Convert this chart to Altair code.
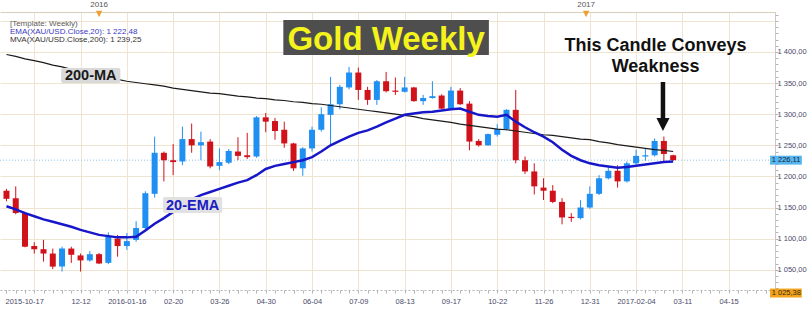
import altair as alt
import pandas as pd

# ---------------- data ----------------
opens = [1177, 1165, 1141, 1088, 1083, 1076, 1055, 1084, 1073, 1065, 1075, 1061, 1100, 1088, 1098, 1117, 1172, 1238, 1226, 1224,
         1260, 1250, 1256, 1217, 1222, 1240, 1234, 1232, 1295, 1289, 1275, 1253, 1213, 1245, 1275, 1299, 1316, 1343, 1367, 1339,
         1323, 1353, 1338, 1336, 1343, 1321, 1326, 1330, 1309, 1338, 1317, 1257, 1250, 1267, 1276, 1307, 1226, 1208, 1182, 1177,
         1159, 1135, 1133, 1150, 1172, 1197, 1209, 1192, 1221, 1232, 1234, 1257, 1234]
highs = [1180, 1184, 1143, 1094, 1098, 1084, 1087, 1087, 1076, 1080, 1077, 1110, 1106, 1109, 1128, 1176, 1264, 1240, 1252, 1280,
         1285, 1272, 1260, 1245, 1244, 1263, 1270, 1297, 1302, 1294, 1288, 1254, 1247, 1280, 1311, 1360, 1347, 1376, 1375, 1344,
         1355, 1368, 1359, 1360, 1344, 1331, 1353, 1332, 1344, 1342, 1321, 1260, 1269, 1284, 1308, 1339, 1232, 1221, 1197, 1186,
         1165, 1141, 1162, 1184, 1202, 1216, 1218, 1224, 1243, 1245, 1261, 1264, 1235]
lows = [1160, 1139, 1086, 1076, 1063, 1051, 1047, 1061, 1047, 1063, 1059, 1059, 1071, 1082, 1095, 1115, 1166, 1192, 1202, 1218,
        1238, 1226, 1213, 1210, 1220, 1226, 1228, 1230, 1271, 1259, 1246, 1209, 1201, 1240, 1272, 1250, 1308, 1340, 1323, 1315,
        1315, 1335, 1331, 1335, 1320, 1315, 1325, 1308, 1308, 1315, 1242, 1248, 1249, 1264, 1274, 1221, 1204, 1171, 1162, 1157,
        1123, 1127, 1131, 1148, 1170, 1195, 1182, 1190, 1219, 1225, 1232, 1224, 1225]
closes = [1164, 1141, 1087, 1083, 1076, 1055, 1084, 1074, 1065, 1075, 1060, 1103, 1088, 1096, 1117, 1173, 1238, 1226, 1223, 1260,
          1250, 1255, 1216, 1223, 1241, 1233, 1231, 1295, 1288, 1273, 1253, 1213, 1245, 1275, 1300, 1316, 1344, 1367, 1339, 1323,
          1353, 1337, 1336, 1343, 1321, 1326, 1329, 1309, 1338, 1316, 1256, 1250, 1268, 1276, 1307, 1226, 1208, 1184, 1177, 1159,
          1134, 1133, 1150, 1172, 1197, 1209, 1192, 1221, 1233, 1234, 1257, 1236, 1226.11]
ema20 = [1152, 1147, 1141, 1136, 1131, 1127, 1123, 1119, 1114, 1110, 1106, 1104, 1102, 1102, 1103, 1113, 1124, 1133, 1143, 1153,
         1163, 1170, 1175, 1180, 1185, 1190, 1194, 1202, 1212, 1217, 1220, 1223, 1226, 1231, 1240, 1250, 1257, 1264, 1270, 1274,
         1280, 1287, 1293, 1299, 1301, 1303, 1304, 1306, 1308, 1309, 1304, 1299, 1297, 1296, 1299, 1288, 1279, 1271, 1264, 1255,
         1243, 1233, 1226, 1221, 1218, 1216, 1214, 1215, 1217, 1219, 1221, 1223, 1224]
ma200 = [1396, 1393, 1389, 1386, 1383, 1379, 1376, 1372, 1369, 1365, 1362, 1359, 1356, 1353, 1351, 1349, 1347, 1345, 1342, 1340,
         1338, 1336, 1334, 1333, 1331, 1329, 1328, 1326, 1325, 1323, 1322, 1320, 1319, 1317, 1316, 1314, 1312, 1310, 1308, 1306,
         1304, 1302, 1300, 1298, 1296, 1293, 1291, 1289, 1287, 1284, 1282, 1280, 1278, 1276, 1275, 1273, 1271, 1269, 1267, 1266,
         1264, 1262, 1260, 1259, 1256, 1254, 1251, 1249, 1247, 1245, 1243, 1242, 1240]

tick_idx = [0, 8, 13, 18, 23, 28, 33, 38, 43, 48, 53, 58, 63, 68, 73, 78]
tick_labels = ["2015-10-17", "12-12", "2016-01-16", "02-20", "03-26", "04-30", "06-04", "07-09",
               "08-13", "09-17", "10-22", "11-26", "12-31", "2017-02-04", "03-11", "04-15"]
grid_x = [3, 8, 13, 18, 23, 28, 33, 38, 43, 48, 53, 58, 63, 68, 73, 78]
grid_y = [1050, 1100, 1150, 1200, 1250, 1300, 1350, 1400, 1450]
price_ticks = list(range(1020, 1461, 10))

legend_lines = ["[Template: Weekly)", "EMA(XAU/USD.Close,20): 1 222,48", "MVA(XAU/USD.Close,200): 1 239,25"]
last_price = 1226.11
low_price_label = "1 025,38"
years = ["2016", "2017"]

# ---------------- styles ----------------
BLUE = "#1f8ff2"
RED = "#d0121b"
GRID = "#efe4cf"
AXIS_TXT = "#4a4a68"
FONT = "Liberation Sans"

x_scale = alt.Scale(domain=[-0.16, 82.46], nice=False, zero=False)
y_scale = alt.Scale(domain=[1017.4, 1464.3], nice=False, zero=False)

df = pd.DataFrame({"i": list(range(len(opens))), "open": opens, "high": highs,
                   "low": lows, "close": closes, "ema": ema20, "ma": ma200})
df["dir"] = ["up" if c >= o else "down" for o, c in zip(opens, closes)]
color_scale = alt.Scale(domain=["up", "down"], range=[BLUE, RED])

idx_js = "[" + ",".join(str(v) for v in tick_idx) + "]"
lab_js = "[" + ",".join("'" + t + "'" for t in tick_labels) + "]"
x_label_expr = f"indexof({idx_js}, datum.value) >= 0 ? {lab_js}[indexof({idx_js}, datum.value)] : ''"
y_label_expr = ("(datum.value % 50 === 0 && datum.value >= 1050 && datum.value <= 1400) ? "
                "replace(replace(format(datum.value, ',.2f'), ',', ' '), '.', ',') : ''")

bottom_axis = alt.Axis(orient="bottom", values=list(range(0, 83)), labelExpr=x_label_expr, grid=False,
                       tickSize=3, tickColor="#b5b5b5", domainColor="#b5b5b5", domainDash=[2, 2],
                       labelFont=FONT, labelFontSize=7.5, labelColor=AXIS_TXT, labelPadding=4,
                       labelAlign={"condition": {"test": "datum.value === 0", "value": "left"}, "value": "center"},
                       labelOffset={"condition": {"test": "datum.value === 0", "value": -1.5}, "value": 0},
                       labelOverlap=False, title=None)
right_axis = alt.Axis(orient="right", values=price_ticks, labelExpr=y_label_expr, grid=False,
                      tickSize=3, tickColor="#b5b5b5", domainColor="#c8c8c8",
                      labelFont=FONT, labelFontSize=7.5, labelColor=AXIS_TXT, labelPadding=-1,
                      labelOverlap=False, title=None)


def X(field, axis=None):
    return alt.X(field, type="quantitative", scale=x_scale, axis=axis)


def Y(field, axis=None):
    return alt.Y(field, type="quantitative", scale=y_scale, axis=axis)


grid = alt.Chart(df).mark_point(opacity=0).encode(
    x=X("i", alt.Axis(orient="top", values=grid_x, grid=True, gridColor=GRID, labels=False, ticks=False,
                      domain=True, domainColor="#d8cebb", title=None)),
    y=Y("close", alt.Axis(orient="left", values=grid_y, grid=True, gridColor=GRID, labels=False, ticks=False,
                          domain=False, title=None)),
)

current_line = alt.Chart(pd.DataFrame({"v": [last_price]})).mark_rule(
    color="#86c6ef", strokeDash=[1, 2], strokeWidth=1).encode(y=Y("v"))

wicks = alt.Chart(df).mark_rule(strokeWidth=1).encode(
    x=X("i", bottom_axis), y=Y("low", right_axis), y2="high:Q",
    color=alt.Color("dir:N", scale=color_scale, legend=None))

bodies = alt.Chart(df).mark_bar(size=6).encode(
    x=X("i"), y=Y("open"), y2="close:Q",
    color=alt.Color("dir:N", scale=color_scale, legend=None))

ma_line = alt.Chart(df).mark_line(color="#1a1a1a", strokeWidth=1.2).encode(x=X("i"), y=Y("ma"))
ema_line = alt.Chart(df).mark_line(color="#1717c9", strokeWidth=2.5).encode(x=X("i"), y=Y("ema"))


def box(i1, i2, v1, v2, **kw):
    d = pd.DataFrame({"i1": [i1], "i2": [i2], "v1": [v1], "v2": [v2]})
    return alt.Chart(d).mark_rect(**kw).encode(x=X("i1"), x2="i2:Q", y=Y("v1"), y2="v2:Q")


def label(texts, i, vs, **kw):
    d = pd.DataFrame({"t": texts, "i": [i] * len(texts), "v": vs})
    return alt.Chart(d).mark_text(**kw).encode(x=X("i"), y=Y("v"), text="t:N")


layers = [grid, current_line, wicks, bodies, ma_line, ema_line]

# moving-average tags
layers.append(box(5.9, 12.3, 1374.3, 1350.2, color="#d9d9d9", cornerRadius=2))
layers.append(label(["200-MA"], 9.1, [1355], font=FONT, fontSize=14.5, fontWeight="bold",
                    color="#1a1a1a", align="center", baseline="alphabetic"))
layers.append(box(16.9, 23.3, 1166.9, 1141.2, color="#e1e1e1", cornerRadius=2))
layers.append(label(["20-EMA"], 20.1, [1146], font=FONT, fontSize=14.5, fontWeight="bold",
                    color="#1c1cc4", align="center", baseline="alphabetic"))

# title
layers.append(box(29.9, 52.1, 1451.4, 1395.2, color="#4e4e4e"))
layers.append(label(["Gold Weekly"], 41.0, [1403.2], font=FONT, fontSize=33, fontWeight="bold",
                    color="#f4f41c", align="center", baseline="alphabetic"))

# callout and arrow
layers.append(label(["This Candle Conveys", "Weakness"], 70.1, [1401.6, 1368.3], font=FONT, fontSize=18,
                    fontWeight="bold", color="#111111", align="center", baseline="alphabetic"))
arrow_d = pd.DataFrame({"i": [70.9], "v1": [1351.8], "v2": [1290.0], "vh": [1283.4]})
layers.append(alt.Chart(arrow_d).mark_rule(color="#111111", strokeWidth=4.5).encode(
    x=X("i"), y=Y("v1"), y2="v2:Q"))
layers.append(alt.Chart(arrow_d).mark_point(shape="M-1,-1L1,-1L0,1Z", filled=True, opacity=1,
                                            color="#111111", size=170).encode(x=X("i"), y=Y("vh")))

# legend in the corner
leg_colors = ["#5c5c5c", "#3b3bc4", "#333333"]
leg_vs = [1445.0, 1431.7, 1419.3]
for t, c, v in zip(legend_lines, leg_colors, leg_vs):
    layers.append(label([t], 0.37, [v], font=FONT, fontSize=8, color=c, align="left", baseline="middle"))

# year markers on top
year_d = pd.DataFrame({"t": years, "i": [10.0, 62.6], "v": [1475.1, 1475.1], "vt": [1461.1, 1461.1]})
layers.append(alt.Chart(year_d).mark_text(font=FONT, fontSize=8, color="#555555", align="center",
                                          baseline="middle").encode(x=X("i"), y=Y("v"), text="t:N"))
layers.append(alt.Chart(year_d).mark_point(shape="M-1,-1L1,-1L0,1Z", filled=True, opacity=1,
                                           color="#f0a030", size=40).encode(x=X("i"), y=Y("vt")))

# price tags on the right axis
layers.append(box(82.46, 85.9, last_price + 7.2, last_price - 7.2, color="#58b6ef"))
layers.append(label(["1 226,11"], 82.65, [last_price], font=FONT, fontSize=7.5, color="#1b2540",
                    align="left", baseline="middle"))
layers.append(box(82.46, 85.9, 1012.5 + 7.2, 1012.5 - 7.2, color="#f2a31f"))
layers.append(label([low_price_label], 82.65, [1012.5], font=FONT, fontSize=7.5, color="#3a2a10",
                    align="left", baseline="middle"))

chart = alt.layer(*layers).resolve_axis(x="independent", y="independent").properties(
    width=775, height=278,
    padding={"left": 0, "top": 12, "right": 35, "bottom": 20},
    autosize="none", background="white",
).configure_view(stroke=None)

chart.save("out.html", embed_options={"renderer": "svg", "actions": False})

- Job -
Write out the lines from the start of the material to the line with "import pandas as pd", inclusive and exactly. Skip the pictures.

- Result -
Convert this chart to Altair code.
import altair as alt
import pandas as pd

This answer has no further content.